Talk

Let LLMs wander - An introduction to Reinforcement Learning Environments

Saturday, May 30

15:35 - 16:20
RoomSpaghetti
LanguageEnglish
Audience levelIntermediate
Elevator pitch

What if, instead of learning only from examples, Language Models could explore crafted Environments, little worlds where they can act and improve autonomously?

Join me to see how Reinforcement Learning Environments work, how to build them, and how to use them to evaluate and train LLMs/Agents.

Abstract

Since the release of reasoning Language Models like DeepSeek R1, we’ve seen improvements in models’ capabilities: math, code, and long-running agentic tasks.

Part of this progress comes from Reinforcement Learning with Verifiable Rewards and Environments. While the classical training recipe focused on learning from examples, in this new and complementary paradigm, the LLM/Agent interacts with an Environment, takes actions, gets rewards, and learns from the process.

Fascinating, no? I think so, and I’ve spent some time exploring this space. In this talk, I will walk you through my journey into Environments from a practical point of view.

We’ll see together:

  • How classic Reinforcement Learning concepts translate to Language Models
  • Verifiers, an open-source library to build Environments as software artifacts
  • Concrete examples of environments, from single-turn tasks to multi-turn games and tool-using agents
  • Evaluation using Environments
  • Training Small Language Models with Environments

By the end, you’ll be able to start building your own RL environments, little worlds for LLMs. I’ll also share the joys, frustrations, and lessons learned along the way.

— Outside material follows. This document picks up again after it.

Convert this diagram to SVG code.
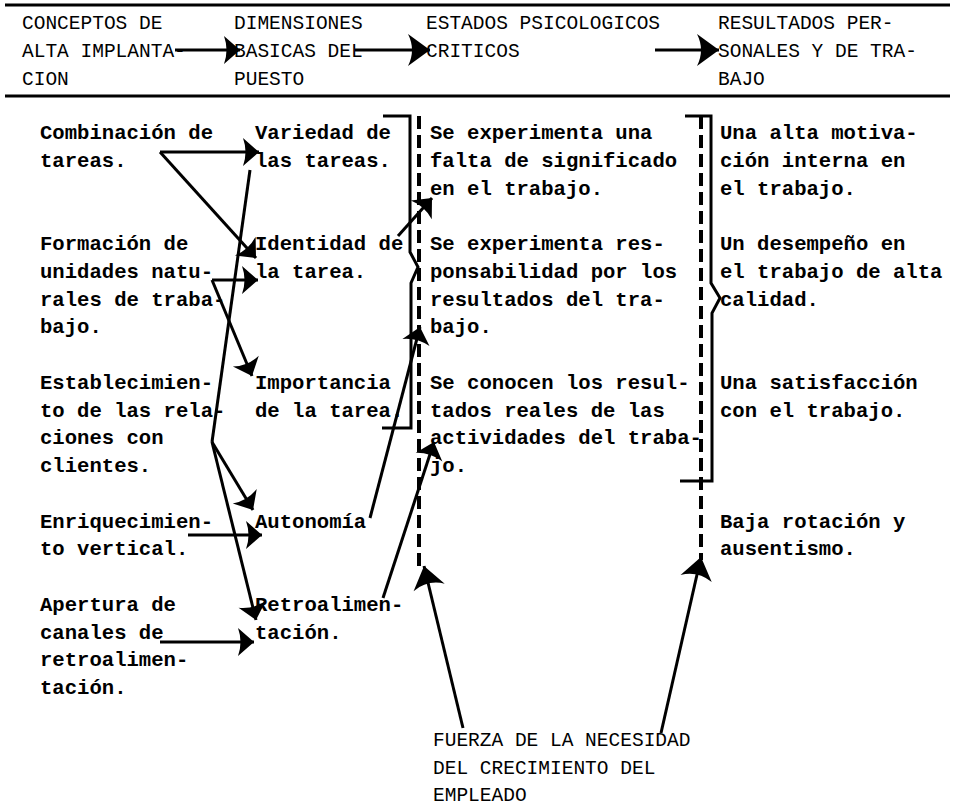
<svg xmlns="http://www.w3.org/2000/svg" width="955" height="807" viewBox="0 0 955 807">
<style>
.h{font-family:"Liberation Mono","DejaVu Sans Mono",monospace;font-size:19.5px;fill:#000}
.t{font-family:"Liberation Mono","DejaVu Sans Mono",monospace;font-size:20.6px;font-weight:bold;fill:#000}
.ln{stroke:#000;stroke-width:3;fill:none}
.dash{stroke:#000;stroke-width:4;fill:none;stroke-dasharray:13 6}
</style>
<defs>
<marker id="arr" markerUnits="userSpaceOnUse" orient="auto" refX="0" refY="0" markerWidth="30" markerHeight="30" overflow="visible">
<path d="M0,0 L-16,-14 Q-11,0 -16,14 Z" fill="#000"/>
</marker>
<marker id="arrL" markerUnits="userSpaceOnUse" orient="auto" refX="0" refY="0" markerWidth="40" markerHeight="40" overflow="visible">
<path d="M0,0 L-22,-16 Q-14,0 -22,16 Z" fill="#000"/>
</marker>
</defs>
<rect width="955" height="807" fill="#fff"/>
<g id="header-rules">
<line x1="5" y1="5" x2="950" y2="5" class="ln"/>
<line x1="5" y1="96" x2="950" y2="96" class="ln"/>
</g>
<g id="h-conceptos">
<text class="h" x="22" y="29">CONCEPTOS DE</text>
<text class="h" x="22" y="57">ALTA IMPLANTA-</text>
<text class="h" x="22" y="85">CION</text>
</g>
<g id="h-dimensiones">
<text class="h" x="234" y="29">DIMENSIONES</text>
<text class="h" x="234" y="57">BASICAS DEL</text>
<text class="h" x="234" y="85">PUESTO</text>
</g>
<g id="h-estados">
<text class="h" x="426" y="29">ESTADOS PSICOLOGICOS</text>
<text class="h" x="426" y="57">CRITICOS</text>
</g>
<g id="h-resultados">
<text class="h" x="718" y="29">RESULTADOS PER-</text>
<text class="h" x="718" y="57">SONALES Y DE TRA-</text>
<text class="h" x="718" y="85">BAJO</text>
</g>
<g id="combinacion">
<text class="t" x="40" y="139">Combinación de</text>
<text class="t" x="40" y="167">tareas.</text>
</g>
<g id="formacion">
<text class="t" x="40" y="250">Formación de</text>
<text class="t" x="40" y="278">unidades natu-</text>
<text class="t" x="40" y="306">rales de traba-</text>
<text class="t" x="40" y="333">bajo.</text>
</g>
<g id="establecimiento">
<text class="t" x="40" y="389">Establecimien-</text>
<text class="t" x="40" y="417">to de las rela-</text>
<text class="t" x="40" y="444">ciones con</text>
<text class="t" x="40" y="472">clientes.</text>
</g>
<g id="enriquecimiento">
<text class="t" x="40" y="528">Enriquecimien-</text>
<text class="t" x="40" y="555">to vertical.</text>
</g>
<g id="apertura">
<text class="t" x="40" y="611">Apertura de</text>
<text class="t" x="40" y="639">canales de</text>
<text class="t" x="40" y="666">retroalimen-</text>
<text class="t" x="40" y="694">tación.</text>
</g>
<g id="variedad">
<text class="t" x="255" y="139">Variedad de</text>
<text class="t" x="255" y="167">las tareas.</text>
</g>
<g id="identidad">
<text class="t" x="255" y="250">Identidad de</text>
<text class="t" x="255" y="278">la tarea.</text>
</g>
<g id="importancia">
<text class="t" x="255" y="389">Importancia</text>
<text class="t" x="255" y="417">de la tarea.</text>
</g>
<g id="autonomia">
<text class="t" x="255" y="528">Autonomía</text>
</g>
<g id="retroalimentacion">
<text class="t" x="255" y="611">Retroalimen-</text>
<text class="t" x="255" y="639">tación.</text>
</g>
<g id="significado">
<text class="t" x="430" y="139">Se experimenta una</text>
<text class="t" x="430" y="167">falta de significado</text>
<text class="t" x="430" y="195">en el trabajo.</text>
</g>
<g id="responsabilidad">
<text class="t" x="430" y="250">Se experimenta res-</text>
<text class="t" x="430" y="278">ponsabilidad por los</text>
<text class="t" x="430" y="306">resultados del tra-</text>
<text class="t" x="430" y="333">bajo.</text>
</g>
<g id="conocimiento">
<text class="t" x="430" y="389">Se conocen los resul-</text>
<text class="t" x="430" y="417">tados reales de las</text>
<text class="t" x="430" y="444">actividades del traba-</text>
<text class="t" x="430" y="472">jo.</text>
</g>
<g id="motivacion">
<text class="t" x="720" y="139">Una alta motiva-</text>
<text class="t" x="720" y="167">ción interna en</text>
<text class="t" x="720" y="195">el trabajo.</text>
</g>
<g id="desempeno">
<text class="t" x="720" y="250">Un desempeño en</text>
<text class="t" x="720" y="278">el trabajo de alta</text>
<text class="t" x="720" y="306">calidad.</text>
</g>
<g id="satisfaccion">
<text class="t" x="720" y="389">Una satisfacción</text>
<text class="t" x="720" y="417">con el trabajo.</text>
</g>
<g id="rotacion">
<text class="t" x="720" y="528">Baja rotación y</text>
<text class="t" x="720" y="555">ausentismo.</text>
</g>
<g id="fuerza">
<text class="h" x="433" y="746">FUERZA DE LA NECESIDAD</text>
<text class="h" x="433" y="774">DEL CRECIMIENTO DEL</text>
<text class="h" x="433" y="801">EMPLEADO</text>
</g>
<g id="connectors">
<line x1="175" y1="50" x2="240" y2="50" class="ln" marker-end="url(#arr)"/>
<line x1="355" y1="50" x2="430" y2="50" class="ln" marker-end="url(#arrL)"/>
<line x1="655" y1="50" x2="719" y2="50" class="ln" marker-end="url(#arrL)"/>
<line x1="160" y1="152" x2="259" y2="152" class="ln" marker-end="url(#arr)"/>
<line x1="160" y1="152" x2="256" y2="258" class="ln" marker-end="url(#arr)"/>
<line x1="212" y1="280" x2="258" y2="280" class="ln" marker-end="url(#arr)"/>
<line x1="212" y1="280" x2="252" y2="376" class="ln" marker-end="url(#arr)"/>
<line x1="212" y1="442" x2="250" y2="170" class="ln"/>
<line x1="212" y1="442" x2="253" y2="510" class="ln" marker-end="url(#arr)"/>
<line x1="212" y1="442" x2="256" y2="620" class="ln" marker-end="url(#arr)"/>
<line x1="188" y1="535" x2="262" y2="535" class="ln" marker-end="url(#arr)"/>
<line x1="160" y1="642" x2="254" y2="642" class="ln" marker-end="url(#arr)"/>
<path d="M383,116 H410 V252 L418,267 L411,283 V428 H382" class="ln"/>
<line x1="419" y1="116" x2="419" y2="570" class="dash"/>
<line x1="398" y1="236" x2="432" y2="198" class="ln" marker-end="url(#arr)"/>
<line x1="370" y1="518" x2="420" y2="327" class="ln" marker-end="url(#arr)"/>
<line x1="383" y1="598" x2="434" y2="442" class="ln" marker-end="url(#arr)"/>
<line x1="463" y1="728" x2="424" y2="566" class="ln" marker-end="url(#arrL)"/>
<path d="M685,116 H711 V283 L720,298 L712,313 V481 H680" class="ln"/>
<line x1="701" y1="116" x2="701" y2="560" class="dash"/>
<line x1="661" y1="733" x2="701" y2="557" class="ln" marker-end="url(#arrL)"/>
</g>
</svg>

TagsML and AI, Applications and Libraries
Participant

Stefano Fiorucci

🧑‍🚀 AI Engineer/explorer. Passionate about Language Models, open source, and knowledge sharing.

👨‍💻 I work on the open-source Haystack LLM orchestration framework, contributing code, tutorials and demos.

🧭 Fascinated by all things LLMs. From inference and orchestration (Agents, RAG) to post-training techniques. I frequently experiment with training small Language Models and Reinforcement Learning. I like sharing what I learn.